[start]

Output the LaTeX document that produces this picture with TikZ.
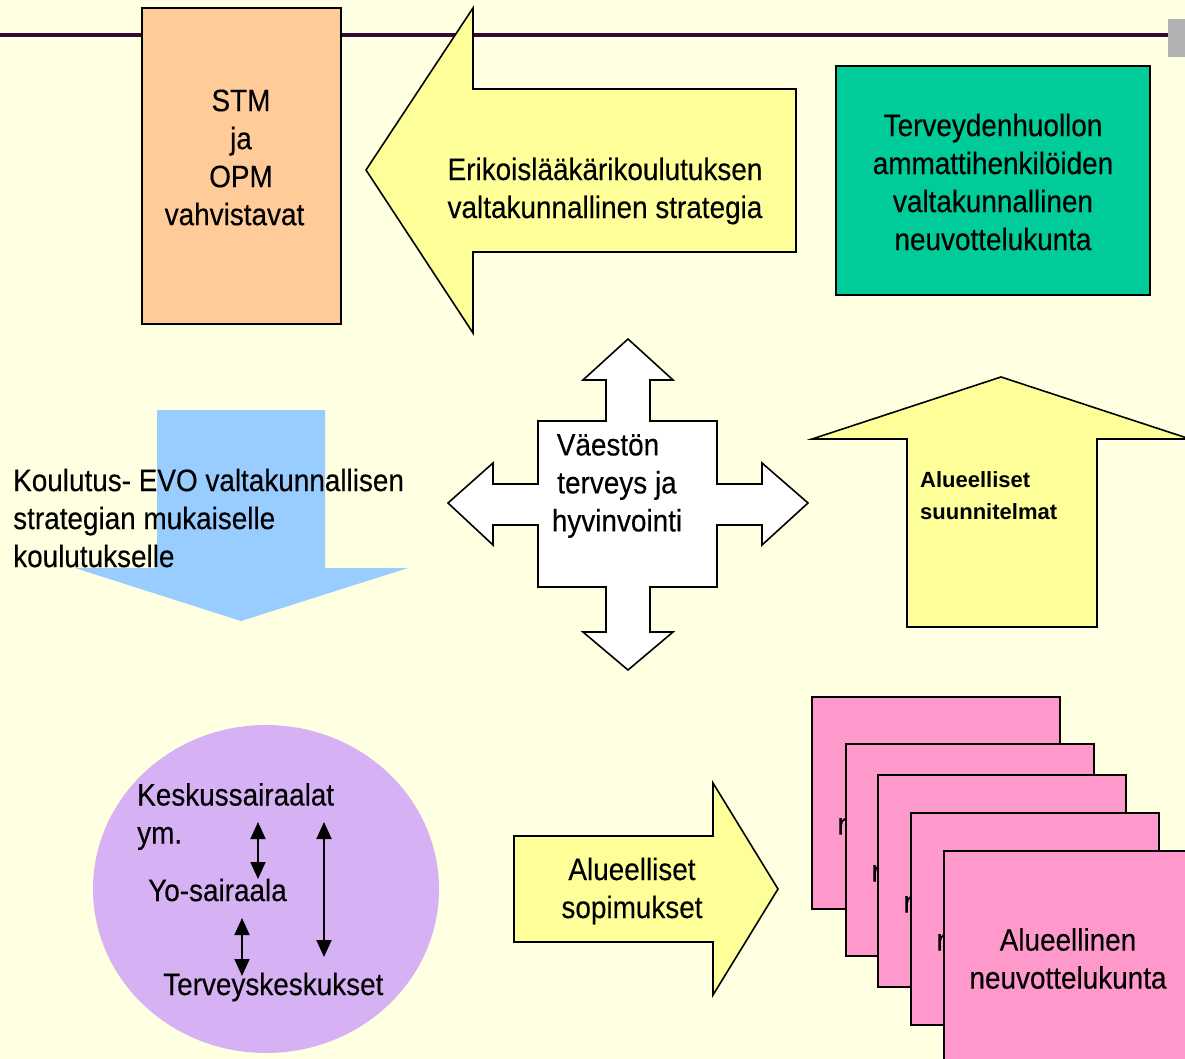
\documentclass[tikz,border=0pt]{standalone}
\usepackage{fontspec}
\setmainfont{Liberation Sans}
\newfontfamily\narrowf[FakeStretch=0.9, FakeBold=0.3]{Liberation Sans}
\usetikzlibrary{arrows.meta}
\definecolor{bgc}{RGB}{255,255,225}
\definecolor{linec}{RGB}{55,8,55}
\definecolor{greyc}{RGB}{178,178,178}
\definecolor{orangec}{RGB}{255,204,153}
\definecolor{yellowc}{RGB}{255,255,153}
\definecolor{greenc}{RGB}{0,204,153}
\definecolor{bluec}{RGB}{153,204,255}
\definecolor{pinkc}{RGB}{255,153,204}
\definecolor{lavc}{RGB}{214,178,245}
\tikzset{
  shapeline/.style={draw=black, line width=1.6pt, line join=miter},
  txt/.style={inner sep=0pt, font=\narrowf\fontsize{31}{38}\selectfont},
  btxt/.style={inner sep=0pt, font=\fontsize{22}{32}\selectfont\bfseries},
  dblarrow/.style={line width=1.8pt, {Triangle[width=15pt,length=17pt]}-{Triangle[width=15pt,length=17pt]}},
}
\begin{document}
\begin{tikzpicture}[x=1pt,y=-1pt]
\useasboundingbox (0,0) rectangle (1185,1059);
\begin{scope}
\clip (0,0) rectangle (1185,1059);
\fill[bgc] (0,0) rectangle (1185,1059);
% header line and grey tab
\draw[linec, line width=4pt] (0,35) -- (1185,35);
\fill[greyc] (1168,19) rectangle (1185,57);
% STM box
\draw[shapeline, fill=orangec] (142,8) rectangle (341,324);
\node[txt, align=center] (stm) at (241,157.5) {STM\\ja\\OPM\\vahvistavat\hspace*{13pt}};
% big left arrow
\draw[shapeline, fill=yellowc] (366,170) -- (473,8) -- (473,89) -- (796,89) -- (796,252) -- (473,252) -- (473,333) -- cycle;
\node[txt, align=center] (strat) at (605,191) {Erikoislääkärikoulutuksen\\valtakunnallinen strategia};
% green box
\draw[shapeline, fill=greenc] (836,66) rectangle (1150,295);
\node[txt, align=center] (neuv) at (993,182) {Terveydenhuollon\\ammattihenkilöiden\\valtakunnallinen\\neuvottelukunta};
% blue down arrow
\fill[bluec] (157,410) -- (325,410) -- (325,568) -- (408,568) -- (241,621) -- (75,568) -- (157,568) -- cycle;
\node[txt, align=left, anchor=west] (koul) at (13,518) {Koulutus- EVO valtakunnallisen\\strategian mukaiselle\\koulutukselle};
% cross arrow
\draw[shapeline, fill=white]
  (628,339) -- (673,380) -- (650,380) -- (650,421) -- (717,421) -- (717,484) -- (762,484) -- (762,463)
  -- (808,503) -- (762,545) -- (762,525) -- (717,525) -- (717,587) -- (650,587) -- (650,632) -- (673,632)
  -- (628,670) -- (583,632) -- (606,632) -- (606,587) -- (538,587) -- (538,525) -- (493,525) -- (493,545)
  -- (448,503) -- (493,463) -- (493,484) -- (538,484) -- (538,421) -- (606,421) -- (606,380) -- (583,380) -- cycle;
\node[txt, align=center] (vaesto) at (617,486) {Väestön\hspace*{18pt}\\terveys ja\\hyvinvointi};
% up arrow
\draw[shapeline, fill=yellowc] (1001,377) -- (1190,439) -- (1097,439) -- (1097,627) -- (907,627) -- (907,439) -- (812,439) -- cycle;
\node[btxt, align=left, anchor=west] (suun) at (920,496) {Alueelliset\\suunnitelmat};
% circle
\fill[lavc] (266,889) ellipse [x radius=173, y radius=164];
\node[txt, align=left, anchor=west] (kesk) at (137,816.5) {Keskussairaalat\\ym.};
\node[txt, anchor=west] (yo) at (148,890) {Yo-sairaala};
\node[txt, anchor=west] (tk) at (163,987) {Terveyskeskukset};
\coordinate (a1) at (258,822);
\coordinate (a2) at (258,879);
\coordinate (b1) at (242,918);
\coordinate (b2) at (242,976);
\coordinate (c1) at (324,822);
\coordinate (c2) at (324,957);
\draw[dblarrow] (a1) -- (a2);
\draw[dblarrow] (b1) -- (b2);
\draw[dblarrow] (c1) -- (c2);
% right arrow
\draw[shapeline, fill=yellowc] (514,836) -- (713,836) -- (713,783) -- (778,889) -- (713,995) -- (713,942) -- (514,942) -- cycle;
\node[txt, align=center] (sop) at (632,891) {Alueelliset\\sopimukset};
% pink stacked boxes
\foreach \x/\y/\n in {812/697/p1, 846/744/p2, 878/775/p3, 911/813/p4, 944/851/p5}{
  \draw[shapeline, fill=pinkc] (\x,\y) rectangle ++(248,212);
  \node[txt, align=center] (\n) at (\x+124,\y+107.5) {Alueellinen\\neuvottelukunta};
}
\end{scope}
\end{tikzpicture}
\end{document}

[end]

TASK DIRECTIONS -
Transcribe the full listing above exactly as it stands, minus the pictures.

FULL OUTPUT -
Output the LaTeX document that produces this picture with TikZ.
\documentclass[tikz,border=0pt]{standalone}
\usepackage{fontspec}
\setmainfont{Liberation Sans}
\newfontfamily\narrowf[FakeStretch=0.9, FakeBold=0.3]{Liberation Sans}
\usetikzlibrary{arrows.meta}
\definecolor{bgc}{RGB}{255,255,225}
\definecolor{linec}{RGB}{55,8,55}
\definecolor{greyc}{RGB}{178,178,178}
\definecolor{orangec}{RGB}{255,204,153}
\definecolor{yellowc}{RGB}{255,255,153}
\definecolor{greenc}{RGB}{0,204,153}
\definecolor{bluec}{RGB}{153,204,255}
\definecolor{pinkc}{RGB}{255,153,204}
\definecolor{lavc}{RGB}{214,178,245}
\tikzset{
  shapeline/.style={draw=black, line width=1.6pt, line join=miter},
  txt/.style={inner sep=0pt, font=\narrowf\fontsize{31}{38}\selectfont},
  btxt/.style={inner sep=0pt, font=\fontsize{22}{32}\selectfont\bfseries},
  dblarrow/.style={line width=1.8pt, {Triangle[width=15pt,length=17pt]}-{Triangle[width=15pt,length=17pt]}},
}
\begin{document}
\begin{tikzpicture}[x=1pt,y=-1pt]
\useasboundingbox (0,0) rectangle (1185,1059);
\begin{scope}
\clip (0,0) rectangle (1185,1059);
\fill[bgc] (0,0) rectangle (1185,1059);
% header line and grey tab
\draw[linec, line width=4pt] (0,35) -- (1185,35);
\fill[greyc] (1168,19) rectangle (1185,57);
% STM box
\draw[shapeline, fill=orangec] (142,8) rectangle (341,324);
\node[txt, align=center] (stm) at (241,157.5) {STM\\ja\\OPM\\vahvistavat\hspace*{13pt}};
% big left arrow
\draw[shapeline, fill=yellowc] (366,170) -- (473,8) -- (473,89) -- (796,89) -- (796,252) -- (473,252) -- (473,333) -- cycle;
\node[txt, align=center] (strat) at (605,191) {Erikoislääkärikoulutuksen\\valtakunnallinen strategia};
% green box
\draw[shapeline, fill=greenc] (836,66) rectangle (1150,295);
\node[txt, align=center] (neuv) at (993,182) {Terveydenhuollon\\ammattihenkilöiden\\valtakunnallinen\\neuvottelukunta};
% blue down arrow
\fill[bluec] (157,410) -- (325,410) -- (325,568) -- (408,568) -- (241,621) -- (75,568) -- (157,568) -- cycle;
\node[txt, align=left, anchor=west] (koul) at (13,518) {Koulutus- EVO valtakunnallisen\\strategian mukaiselle\\koulutukselle};
% cross arrow
\draw[shapeline, fill=white]
  (628,339) -- (673,380) -- (650,380) -- (650,421) -- (717,421) -- (717,484) -- (762,484) -- (762,463)
  -- (808,503) -- (762,545) -- (762,525) -- (717,525) -- (717,587) -- (650,587) -- (650,632) -- (673,632)
  -- (628,670) -- (583,632) -- (606,632) -- (606,587) -- (538,587) -- (538,525) -- (493,525) -- (493,545)
  -- (448,503) -- (493,463) -- (493,484) -- (538,484) -- (538,421) -- (606,421) -- (606,380) -- (583,380) -- cycle;
\node[txt, align=center] (vaesto) at (617,486) {Väestön\hspace*{18pt}\\terveys ja\\hyvinvointi};
% up arrow
\draw[shapeline, fill=yellowc] (1001,377) -- (1190,439) -- (1097,439) -- (1097,627) -- (907,627) -- (907,439) -- (812,439) -- cycle;
\node[btxt, align=left, anchor=west] (suun) at (920,496) {Alueelliset\\suunnitelmat};
% circle
\fill[lavc] (266,889) ellipse [x radius=173, y radius=164];
\node[txt, align=left, anchor=west] (kesk) at (137,816.5) {Keskussairaalat\\ym.};
\node[txt, anchor=west] (yo) at (148,890) {Yo-sairaala};
\node[txt, anchor=west] (tk) at (163,987) {Terveyskeskukset};
\coordinate (a1) at (258,822);
\coordinate (a2) at (258,879);
\coordinate (b1) at (242,918);
\coordinate (b2) at (242,976);
\coordinate (c1) at (324,822);
\coordinate (c2) at (324,957);
\draw[dblarrow] (a1) -- (a2);
\draw[dblarrow] (b1) -- (b2);
\draw[dblarrow] (c1) -- (c2);
% right arrow
\draw[shapeline, fill=yellowc] (514,836) -- (713,836) -- (713,783) -- (778,889) -- (713,995) -- (713,942) -- (514,942) -- cycle;
\node[txt, align=center] (sop) at (632,891) {Alueelliset\\sopimukset};
% pink stacked boxes
\foreach \x/\y/\n in {812/697/p1, 846/744/p2, 878/775/p3, 911/813/p4, 944/851/p5}{
  \draw[shapeline, fill=pinkc] (\x,\y) rectangle ++(248,212);
  \node[txt, align=center] (\n) at (\x+124,\y+107.5) {Alueellinen\\neuvottelukunta};
}
\end{scope}
\end{tikzpicture}
\end{document}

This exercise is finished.